AqME – En l’Honneur de Jupiter

Aussi inutile que cela puisse paraitre, on peut établir une parallèle entre l’émission Ripostes (1999-2009, sur France 5), animée par le malicieux Serge Maoti, et la carrière d’AqME. Démarrage prometteur, évolution léthargique, réveil inattendu à grands coups d’explosions à peine prévisibles (Tariq Ramadan versus Phil’ de Villiers) et final dramatico-orgasmique avec un bordel ambiant reflétant bien l’humeur de la France (Lellouche qui veut ‘flinguer’ Mélenchon). ‘Sombres efforts‘ était intéressant, ‘Polaroïds & Pornographie‘ facile, ‘La Fin des Temps‘ terriblement faible, ‘Hérésie‘ étonnamment brusque et ‘En l’Honneur de Jupiter‘ est… sale. Violent. Pessimiste. Lugubre. Y’a qu’à jeter un oeil à la tracklist pour deviner l’ambiance de l’album.

Au rayon transfert, Benjamin Rubin et ses grilles de blues périmées sont désormais une exclusivité de Die On Monday, et c’est Julien Hekking (Lazy, Grymt) qui le(s) remplace(nt). Grâce à lui, AqME propose enfin un morceau avec un vrai solo qui déboite (‘Guillotine‘), et balance définitivement au grenier le côté pop qui faisait ‘l’originalité’ -entre guillemets, hein- du groupe à l’époque de la Team Nowhere. Là où ‘Hérésie‘ sonnait comme un virage relativement extrême, ‘En l’Honneur de Jupiter‘ plante un décor solide : un metal pesant et lourd, des influences post-hardcore assumées (‘Les Matamores‘, l’outro apocalyptique de ‘Tout le monde est malheureux‘, ‘Le Culte du Rien‘) et une crasse puant le désespoir. A l’inverse de 90% des groupes français, AqME devient de plus en plus sauvage au fil du temps. Exit les ‘hits’ de 3’25, et bienvenue à des titres accrocheurs comme ‘Macabre Moderne‘ : long, alambiqué, blindé de double-pédale — mention spéciale au simple mais lumineux break de basse. Comme sur ‘Hérésie‘, Thomas Thirrion (chant) hurle bien mieux qu’il ne chante.
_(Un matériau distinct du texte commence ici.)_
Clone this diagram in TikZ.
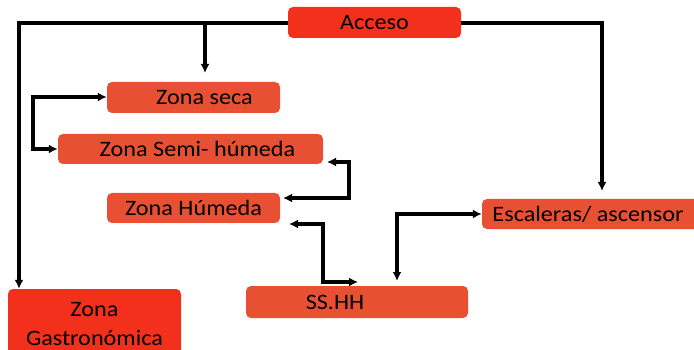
\documentclass[tikz,border=0pt]{standalone}
\usepackage{fontspec}
\setmainfont[FakeStretch=1.1]{Carlito}
\usetikzlibrary{arrows.meta}
\definecolor{hotred}{HTML}{F2301C}
\definecolor{zonered}{HTML}{E85033}
\tikzset{
  box/.style={rounded corners=5pt, inner sep=0pt, font=\fontsize{22}{28.5}\selectfont, text=black},
  mainbox/.style={box, fill=hotred},
  zonebox/.style={box, fill=zonered},
  link/.style={line width=3.2pt, black, -{Latex[length=9pt,width=9pt]}},
  twoway/.style={line width=3.2pt, black, {Latex[length=9pt,width=9pt]}-{Latex[length=9pt,width=9pt]}}
}
\begin{document}
\begin{tikzpicture}[x=1pt,y=-1pt]
\useasboundingbox (0,0) rectangle (694,350);

% boxes
\node[mainbox, minimum width=173pt, minimum height=31pt] (acceso) at (374.5,22.5) {Acceso};
\node[zonebox, minimum width=173pt, minimum height=31pt] (seca) at (193.5,97.5) {\hspace*{22pt}Zona seca};
\node[zonebox, minimum width=265pt, minimum height=30pt] (semi) at (190.5,149) {\hspace*{14pt}Zona Semi- húmeda};
\node[zonebox, minimum width=173pt, minimum height=30pt] (humeda) at (193.5,208) {Zona Húmeda};
\node[zonebox, minimum width=222pt, minimum height=32pt] (sshh) at (357,302) {\hspace*{-44pt}SS.HH};
\node[zonebox, minimum width=226pt, minimum height=30pt] (escal) at (595,214) {\hspace*{-14pt}Escaleras/ ascensor};
\node[mainbox, minimum width=173pt, minimum height=70pt, align=center] (gastro) at (94.5,324) {Zona\\Gastronómica};

% free ends of connectors
\coordinate (secatop) at (205,73);
\coordinate (escaltop) at (602,191);
\coordinate (semiright) at (327,162);
\coordinate (humright) at (283,198);
\coordinate (humlow) at (289,224);
\coordinate (sshhleft) at (358,282);
\coordinate (sshhtop) at (397,281);

% connectors
\draw[link] (acceso.west |- 0,23) -| (gastro.north -| 19,0);
\draw[link] (205,23) -- (secatop);
\draw[link] (acceso.east |- 0,23) -| (escaltop);
\draw[twoway] (seca.west |- 0,97) -| (33,149) -- (semi.west |- 0,149);
\draw[twoway] (semiright) -| (349,198) -- (humright);
\draw[twoway] (humlow) -| (323,282) -- (sshhleft);
\draw[twoway] (sshhtop) |- (escal.west |- 0,214);
\end{tikzpicture}
\end{document}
Sur des compositions comme ‘Questions de violence‘, une partition gueulée de bout en bout aurait eu plus de… gueule. Toujours enregistré en Suède chez Daniel Bergstrand, AqME sonne dorénavant comme des formations écorchées à la Dominic. Réjouissons-nous, il y a quelques années, on pensait tous qu’AqME serait le nouvel Indochine.

Remplacé par C Politique, présenté par le déjà insupportable Nicolas Demorand, c’est maintenant que Ripostes apparait comme l’une des toutes meilleures émissions politiques françaises. La bande n’est pas à l’abri d’un revirement de situation boiteux, mais quand AqME s’éteindra, c’est avec ébahissement que l’on se rendra compte que le quatuor aura eu l’une des plus belles carrières du metal français. L’une des plus déroutantes, du moins. À méditer, en écoutant ce petit bijou brumeux qu’est l’instrumentale ‘Uppe På Berget‘.